Koenig’s remains were found in April after Keyes told authorities where to look.

Keyes didn’t identify any other victims or say where the remains were, other than to say four were killed in Washington state and one was killed on the East Coast, with disposal of that body in New York.

The FBI released new details about the discovery of weapons and other items connected to Keyes at an upstate New York reservoir.

FBI spokesman Paul Holstein said an April 18 search in the Adirondacks town of Parishville turned up a bucket containing a silencer, .22-caliber Ruger frame, ammunition and a flashlight, all linked to Keyes. Divers on April 24 found the bolt and barrel of a gun used during the killings of the Curriers. Divers found a gun owned by the Curriers on June 5. Keyes owned property in the Adirondacks.

Gonzalez confirmed that Keyes buried a murder kit in the woods on the banks of the Winooski River in spring 2009 in Vermont, then dug up the cache two years later and used the weapons in the Vermont killings.
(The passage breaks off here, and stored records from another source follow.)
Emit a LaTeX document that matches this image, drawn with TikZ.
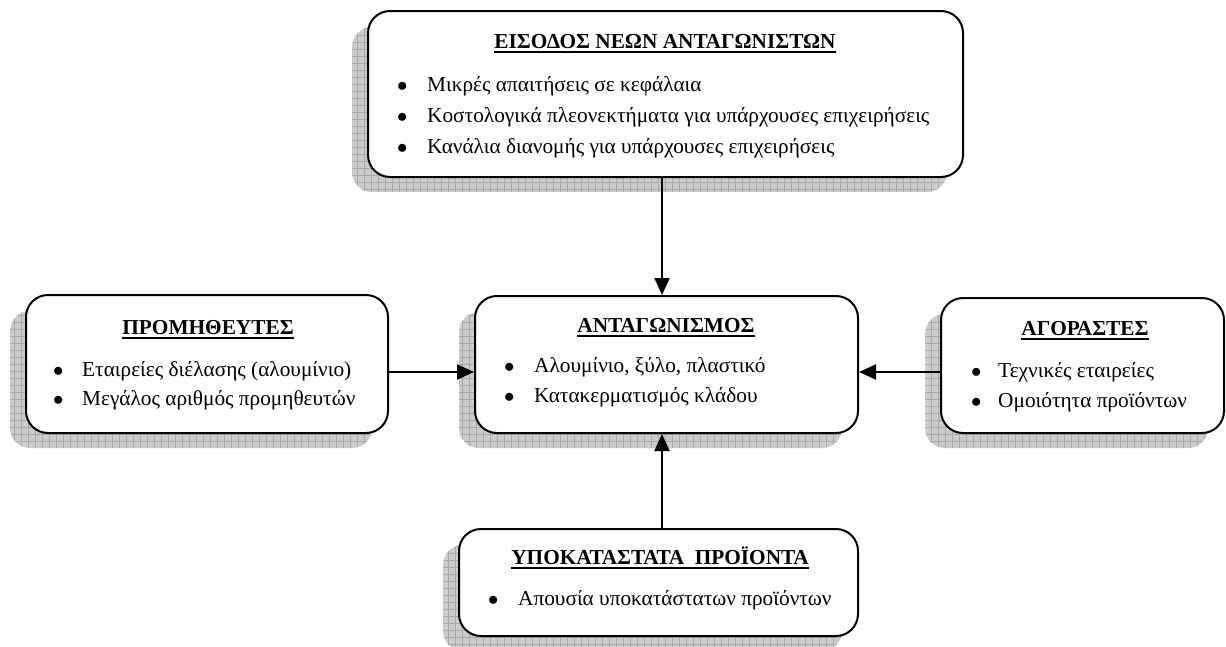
\documentclass[tikz,border=0pt]{standalone}
\usepackage{fontspec}
\setmainfont{Liberation Serif}
\usetikzlibrary{arrows.meta}
\definecolor{shfill}{gray}{0.80}
\definecolor{shgrid}{gray}{0.66}
\tikzset{
  box/.style={draw, line width=2pt, rounded corners=22pt, fill=white, inner sep=0pt},
  ttl/.style={font=\fontsize{21.3}{25}\selectfont\bfseries, inner sep=0pt, anchor=base},
  itm/.style={font=\fontsize{21.3}{25}\selectfont, inner sep=0pt, anchor=base west},
  conn/.style={line width=2pt, -{Triangle[length=17pt,width=15pt]}},
}
\newcommand\myshadow[4]{%
  \begin{scope}
    \clip[rounded corners=20pt] (#1-16,#2+16) rectangle (#3-16,#4+15);
    \fill[shfill] (#1-16,#2+16) rectangle (#3-16,#4+15);
    \draw[shgrid, line width=0.6pt, step=7pt] (#1-16,#2+16) grid (#3-16,#4+15);
  \end{scope}}
\newcommand\myul[1]{\sbox0{#1}\usebox0\llap{\rule[-4.5pt]{\wd0}{1.6pt}}}
\newcommand\bul[1][30pt]{\makebox[#1][l]{$\bullet$}}
\begin{document}
\begin{tikzpicture}[x=1pt,y=-1pt]
\useasboundingbox (0,0) rectangle (1226,646);
% shadows
\myshadow{368}{11}{963}{177}
\myshadow{26}{295}{388}{433}
\myshadow{475}{296}{858}{433}
\myshadow{941}{298}{1224}{433}
\myshadow{459}{529}{858}{636}
% boxes
\node[box, minimum width=595pt, minimum height=166pt] (top) at (665.5,94) {};
\node[box, minimum width=362pt, minimum height=138pt] (left) at (207,364) {};
\node[box, minimum width=383pt, minimum height=137pt] (mid) at (666.5,364.5) {};
\node[box, minimum width=283pt, minimum height=135pt] (right) at (1082.5,365.5) {};
\node[box, minimum width=399pt, minimum height=107pt] (bot) at (658.5,582.5) {};
% top texts
\node[ttl] (topT) at (665,48) {\myul{ΕΙΣΟΔΟΣ ΝΕΩΝ ΑΝΤΑΓΩΝΙΣΤΩΝ}};
\node[itm] (top1) at (397,91) {\bul Μικρές απαιτήσεις σε κεφάλαια};
\node[itm] (top2) at (397,122) {\bul Κοστολογικά πλεονεκτήματα για υπάρχουσες επιχειρήσεις};
\node[itm] (top3) at (397,153) {\bul Κανάλια διανομής για υπάρχουσες επιχειρήσεις};
% left texts
\node[ttl] (leftT) at (208,334) {\myul{ΠΡΟΜΗΘΕΥΤΕΣ}};
\node[itm] (left1) at (53,376) {\bul[29pt]Εταιρείες διέλασης (αλουμίνιο)};
\node[itm] (left2) at (53,405) {\bul[29pt]Μεγάλος αριθμός προμηθευτών};
% middle texts
\node[ttl] (midT) at (666,332) {\myul{ΑΝΤΑΓΩΝΙΣΜΟΣ}};
\node[itm] (mid1) at (504,372) {\bul Αλουμίνιο, ξύλο, πλαστικό};
\node[itm] (mid2) at (504,402) {\bul Κατακερματισμός κλάδου};
% right texts
\node[ttl] (rightT) at (1085,335) {\myul{ΑΓΟΡΑΣΤΕΣ}};
\node[itm] (right1) at (971,377) {\bul[27pt]Τεχνικές εταιρείες};
\node[itm] (right2) at (971,407) {\bul[27pt]Ομοιότητα προϊόντων};
% bottom texts
\node[ttl] (botT) at (660,564) {\myul{ΥΠΟΚΑΤΑΣΤΑΤΑ\ \ ΠΡΟΪΟΝΤΑ}};
\node[itm] (bot1) at (488,605) {\bul[30pt]Απουσία υποκατάστατων προϊόντων};
% connectors
\coordinate (ax) at (662,0);
\coordinate (ay) at (0,372);
\draw[conn] (top.south -| ax) -- (mid.north -| ax);
\draw[conn] (bot.north -| ax) -- (mid.south -| ax);
\draw[conn] (left.east |- ay) -- (mid.west |- ay);
\draw[conn] (right.west |- ay) -- (mid.east |- ay);
\end{tikzpicture}
\end{document}
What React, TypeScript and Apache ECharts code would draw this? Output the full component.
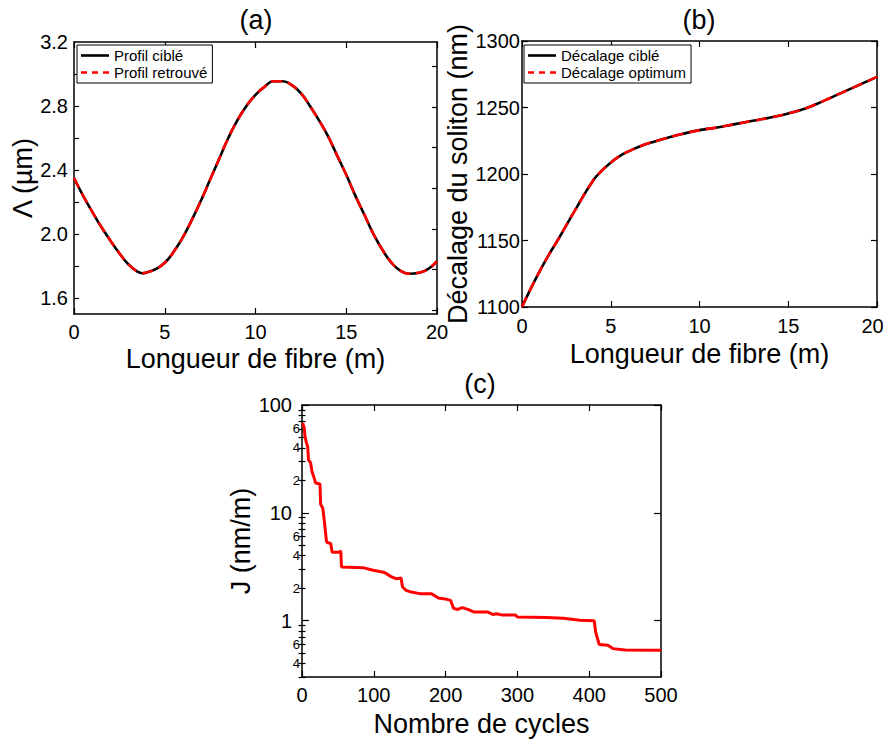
import React, { useEffect, useRef } from "react";
import * as echarts from "echarts";

const FONT = "'Liberation Sans', Arial, Helvetica, sans-serif";

// (a) grating period profile along the fibre (m -> µm)
const profileZ = [
  0, 0.5, 1, 1.5, 2, 2.5, 3, 3.5, 3.75, 4, 4.5, 5, 5.5, 6, 6.5, 7, 7.5, 8, 8.5, 9,
  9.5, 10, 10.5, 11, 11.5, 12, 12.5, 13, 13.5, 14, 14.5, 15, 15.5, 16, 16.5, 17,
  17.5, 18, 18.5, 19, 19.5, 20,
];
const profileTarget = [
  2.35, 2.24, 2.14, 2.045, 1.96, 1.88, 1.81, 1.765, 1.755, 1.76, 1.78, 1.82, 1.89,
  1.98, 2.09, 2.21, 2.34, 2.47, 2.6, 2.71, 2.8, 2.87, 2.92, 2.955, 2.955, 2.93,
  2.88, 2.8, 2.71, 2.61, 2.49, 2.37, 2.24, 2.12, 2.0, 1.9, 1.82, 1.77, 1.752,
  1.758, 1.78, 1.83,
];
const profileRetrieved = [
  2.35, 2.24, 2.14, 2.045, 1.96, 1.88, 1.81, 1.765, 1.755, 1.76, 1.78, 1.82, 1.89,
  1.98, 2.09, 2.21, 2.34, 2.47, 2.6, 2.71, 2.8, 2.87, 2.92, 2.955, 2.955, 2.93,
  2.88, 2.8, 2.71, 2.61, 2.49, 2.37, 2.24, 2.12, 2.0, 1.9, 1.82, 1.77, 1.752,
  1.758, 1.78, 1.83,
];
const profileLabelTicks = [1.6, 2.0, 2.4, 2.8, 3.2];
const profileMinorTicks = [1.6, 1.8, 2.0, 2.2, 2.4, 2.6, 2.8, 3.0];
const profileRightTicks = [1.525, 1.78, 2.03, 2.285, 2.54, 2.795, 3.05];

// (b) soliton self-frequency shift along the fibre (nm)
const shiftZ = [0, 0.5, 1, 1.5, 2, 3, 4, 4.5, 5, 5.5, 6, 7, 8, 9, 10, 11, 12, 13, 14, 15, 16, 17, 18, 19, 20];
const shiftTarget = [
  1100, 1114, 1127, 1139, 1150, 1173, 1195, 1202.5, 1208.5, 1213.5, 1217, 1222.5, 1226.5,
  1230, 1233, 1235, 1237.5, 1240, 1242.5, 1245.5, 1249.5, 1255, 1261, 1267, 1273,
];
const shiftOptimum = [
  1100, 1114, 1127, 1139, 1150, 1173, 1195, 1202.5, 1208.5, 1213.5, 1217, 1222.5, 1226.5,
  1230, 1233, 1235, 1237.5, 1240, 1242.5, 1245.5, 1249.5, 1255, 1261, 1267, 1273,
];

// (c) cost function versus optimisation cycle
const cycles = [
  1, 3, 4, 6, 8, 9, 12, 14, 16, 19, 25, 26, 29, 31, 34, 35, 40, 42, 52, 54, 55, 85,
  99, 115, 124, 131, 138, 140, 145, 152, 164, 180, 190, 199, 207, 211, 217, 223,
  231, 240, 259, 266, 271, 278, 297, 300, 340, 364, 387, 407, 409, 414, 426, 433,
  450, 500,
];
const costJ = [
  68, 62, 52, 45, 41, 31, 29, 24, 22, 18.9, 18.5, 12, 11, 8.5, 5.5, 5.3, 5.2, 4.3,
  4.3, 4.45, 3.15, 3.1, 2.93, 2.79, 2.56, 2.45, 2.48, 2.05, 1.91, 1.84, 1.78, 1.78,
  1.62, 1.59, 1.54, 1.3, 1.27, 1.32, 1.27, 1.2, 1.2, 1.14, 1.16, 1.13, 1.13, 1.08,
  1.07, 1.05, 1.01, 1.0, 0.78, 0.6, 0.59, 0.55, 0.535, 0.53,
];
const costMin = 0.3;
const costMax = 100;
const costLabelValues = [0.4, 0.6, 1, 2, 4, 6, 10, 20, 40, 60, 100];
const costMajorTicks = [1, 10, 100];
const costMinorTicks = [
  0.3, 0.4, 0.5, 0.6, 0.7, 0.8, 0.9, 2, 3, 4, 5, 6, 7, 8, 9, 20, 30, 40, 50, 60, 70, 80, 90,
];

// legend glyphs: a solid stroke and a three-dash stroke
const SOLID_ICON = "path://M0,0h28v2.6h-28z";
const DASH_ICON = "path://M0,0h6v2.6h-6zM11,0h6v2.6h-6zM22,0h6v2.6h-6z";
const DASH = [11, 6];

const log10 = (v: number) => Math.log10(v);

const axisLine = { show: true, onZero: false, lineStyle: { color: "#000", width: 1.5 } };
const tickStyle = { color: "#000", width: 1.2 };
const labelStyle = { color: "#000", fontSize: 20, fontFamily: FONT };
const nameStyle = { color: "#000", fontSize: 27, fontFamily: FONT };

function mirrorAxis(extra: any) {
  return {
    type: "value",
    axisLine,
    axisLabel: { show: false },
    splitLine: { show: false },
    ...extra,
  };
}

function legendBox(left: number, top: number, items: { name: string; icon: string }[]) {
  return {
    data: items,
    orient: "vertical",
    left,
    top,
    itemWidth: 28,
    itemHeight: 2.6,
    itemGap: 2,
    padding: [3, 5, 3, 4],
    borderColor: "#000",
    borderWidth: 1,
    borderRadius: 0,
    backgroundColor: "#fff",
    textStyle: { color: "#000", fontSize: 15, fontFamily: FONT },
    selectedMode: false,
  };
}

function buildOption() {
  const pair = (xs: number[], ys: number[]) => xs.map((x, i) => [x, ys[i]]);
  const costData = cycles.map((n, i) => [n, log10(costJ[i])]);
  const logMin = log10(costMin);
  const logMax = log10(costMax);

  const costFormatter = (v: number) => {
    const r = Math.pow(10, v);
    const e = Math.floor(v + 1e-9);
    const lead = Math.round(r / Math.pow(10, e));
    if (lead === 1) return "{maj|" + Math.round(r) + "}";
    return "{min|" + lead + "}";
  };

  const titleText = (text: string, x: number, y: number) => ({
    type: "text",
    x,
    y,
    style: { text, fill: "#000", font: `27px ${FONT}`, textAlign: "center", textVerticalAlign: "middle" },
  });

  return {
    animation: false,
    backgroundColor: "#fff",
    textStyle: { fontFamily: FONT },
    graphic: [titleText("(a)", 256, 20), titleText("(b)", 699, 20), titleText("(c)", 480, 384)],
    grid: [
      { left: 74, top: 42, width: 363, height: 272, outerBoundsMode: "none" },
      { left: 522, top: 41, width: 355, height: 266, outerBoundsMode: "none" },
      { left: 302, top: 405, width: 359, height: 272, outerBoundsMode: "none" },
    ],
    legend: [
      legendBox(77, 45, [
        { name: "Profil ciblé", icon: SOLID_ICON },
        { name: "Profil retrouvé", icon: DASH_ICON },
      ]),
      legendBox(524, 45, [
        { name: "Décalage ciblé", icon: SOLID_ICON },
        { name: "Décalage optimum", icon: DASH_ICON },
      ]),
    ],
    xAxis: [
      {
        gridIndex: 0, type: "value", position: "bottom", min: 0, max: 20, interval: 5,
        axisLine, axisTick: { inside: true, length: 6, lineStyle: tickStyle },
        axisLabel: { ...labelStyle, margin: 8 }, splitLine: { show: false },
        name: "Longueur de fibre (m)", nameLocation: "middle", nameGap: 31, nameTextStyle: nameStyle,
      },
      mirrorAxis({ gridIndex: 0, position: "top", min: 0, max: 20, interval: 5, axisTick: { inside: true, length: 6, lineStyle: tickStyle } }),
      {
        gridIndex: 1, type: "value", position: "bottom", min: 0, max: 20, interval: 5,
        axisLine, axisTick: { inside: true, length: 6, lineStyle: tickStyle },
        axisLabel: {
          ...labelStyle, margin: 9,
          formatter: (v: number) => (v === 20 ? "{edge|20}" : String(v)),
          rich: { edge: { fontSize: 20, color: "#000", fontFamily: FONT, padding: [0, 9, 0, 0] } },
        },
        splitLine: { show: false },
        name: "Longueur de fibre (m)", nameLocation: "middle", nameGap: 33, nameTextStyle: nameStyle,
      },
      mirrorAxis({ gridIndex: 1, position: "top", min: 0, max: 20, interval: 5, axisTick: { inside: true, length: 6, lineStyle: tickStyle } }),
      {
        gridIndex: 2, type: "value", position: "bottom", min: 0, max: 500, interval: 100,
        axisLine, axisTick: { inside: true, length: 6, lineStyle: tickStyle },
        axisLabel: { ...labelStyle, margin: 8 }, splitLine: { show: false },
        name: "Nombre de cycles", nameLocation: "middle", nameGap: 33, nameTextStyle: nameStyle,
      },
      mirrorAxis({ gridIndex: 2, position: "top", min: 0, max: 500, interval: 100, axisTick: { inside: true, length: 6, lineStyle: tickStyle } }),
    ],
    yAxis: [
      {
        gridIndex: 0, type: "value", position: "left", min: 1.5, max: 3.2,
        axisLine,
        axisTick: { inside: true, length: 5, lineStyle: tickStyle, customValues: profileMinorTicks },
        axisLabel: { ...labelStyle, margin: 6, customValues: profileLabelTicks, formatter: (v: number) => v.toFixed(1) },
        splitLine: { show: false },
        name: "Λ (µm)", nameLocation: "middle", nameGap: 34, nameTextStyle: nameStyle,
      },
      mirrorAxis({ gridIndex: 0, position: "right", min: 1.5, max: 3.2, axisTick: { inside: true, length: 5, lineStyle: tickStyle, customValues: profileRightTicks } }),
      {
        gridIndex: 1, type: "value", position: "left", min: 1100, max: 1300, interval: 50,
        axisLine,
        axisTick: { inside: true, length: 6, lineStyle: tickStyle },
        axisLabel: { ...labelStyle, margin: 2, formatter: (v: number) => String(v) },
        splitLine: { show: false },
        name: "Décalage du soliton (nm)", nameLocation: "middle", nameGap: 48, nameTextStyle: nameStyle,
      },
      mirrorAxis({ gridIndex: 1, position: "right", min: 1100, max: 1300, interval: 50, axisTick: { inside: true, length: 6, lineStyle: tickStyle } }),
      {
        gridIndex: 2, type: "value", position: "left", min: logMin, max: logMax,
        axisLine,
        axisTick: { inside: true, length: 7, lineStyle: tickStyle, customValues: costMajorTicks.map(log10) },
        axisLabel: {
          color: "#000", fontFamily: FONT, margin: 2,
          customValues: costLabelValues.map(log10),
          formatter: costFormatter,
          rich: {
            maj: { fontSize: 20, color: "#000", fontFamily: FONT, padding: [0, 8, 0, 0] },
            min: { fontSize: 13, color: "#000", fontFamily: FONT },
          },
        },
        splitLine: { show: false },
        name: "J (nm/m)", nameLocation: "middle", nameGap: 40, nameTextStyle: nameStyle,
      },
      mirrorAxis({ gridIndex: 2, position: "left", min: logMin, max: logMax, axisLine: { show: false }, axisTick: { inside: true, length: 3.5, lineStyle: tickStyle, customValues: costMinorTicks.map(log10) } }),
      mirrorAxis({ gridIndex: 2, position: "right", min: logMin, max: logMax, axisTick: { inside: true, length: 7, lineStyle: tickStyle, customValues: costMajorTicks.map(log10) } }),
      mirrorAxis({ gridIndex: 2, position: "right", min: logMin, max: logMax, axisLine: { show: false }, axisTick: { inside: true, length: 3.5, lineStyle: tickStyle, customValues: costMinorTicks.map(log10) } }),
    ],
    series: [
      {
        name: "Profil ciblé", type: "line", xAxisIndex: 0, yAxisIndex: 0,
        data: pair(profileZ, profileTarget), smooth: 0.5, symbol: "none",
        lineStyle: { color: "#000", width: 2.6 }, itemStyle: { color: "#000" },
      },
      {
        name: "Profil retrouvé", type: "line", xAxisIndex: 0, yAxisIndex: 0,
        data: pair(profileZ, profileRetrieved), smooth: 0.5, symbol: "none",
        lineStyle: { color: "#ff0000", width: 2.6, type: DASH }, itemStyle: { color: "#ff0000" },
      },
      {
        name: "Décalage ciblé", type: "line", xAxisIndex: 2, yAxisIndex: 2,
        data: pair(shiftZ, shiftTarget), smooth: 0.5, symbol: "none",
        lineStyle: { color: "#000", width: 2.6 }, itemStyle: { color: "#000" },
      },
      {
        name: "Décalage optimum", type: "line", xAxisIndex: 2, yAxisIndex: 2,
        data: pair(shiftZ, shiftOptimum), smooth: 0.5, symbol: "none",
        lineStyle: { color: "#ff0000", width: 2.6, type: DASH }, itemStyle: { color: "#ff0000" },
      },
      {
        name: "J", type: "line", xAxisIndex: 4, yAxisIndex: 4,
        data: costData, symbol: "none",
        lineStyle: { color: "#ff0000", width: 3 }, itemStyle: { color: "#ff0000" },
      },
    ],
  };
}

export default function App() {
  const ref = useRef<HTMLDivElement>(null);
  useEffect(() => {
    if (!ref.current) return;
    const chart = echarts.init(ref.current, null, { renderer: "svg" });
    chart.setOption(buildOption() as any);
    return () => chart.dispose();
  }, []);
  return (
    <div
      ref={ref}
      style={{ position: "absolute", left: 0, top: 0, width: 885, height: 740, background: "#fff" }}
    />
  );
}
Anchorage police said Keyes also targeted others in Alaska before killing Koenig but always backed off before acting.

In May 2011, he focused on a couple at Point Woronzof, a popular park area along the Anchorage shorefront.

Lt. Anthony Henry, commander of the homicide unit, said Keyes backed off at the last minute after police inadvertently arrived during a routine patrol.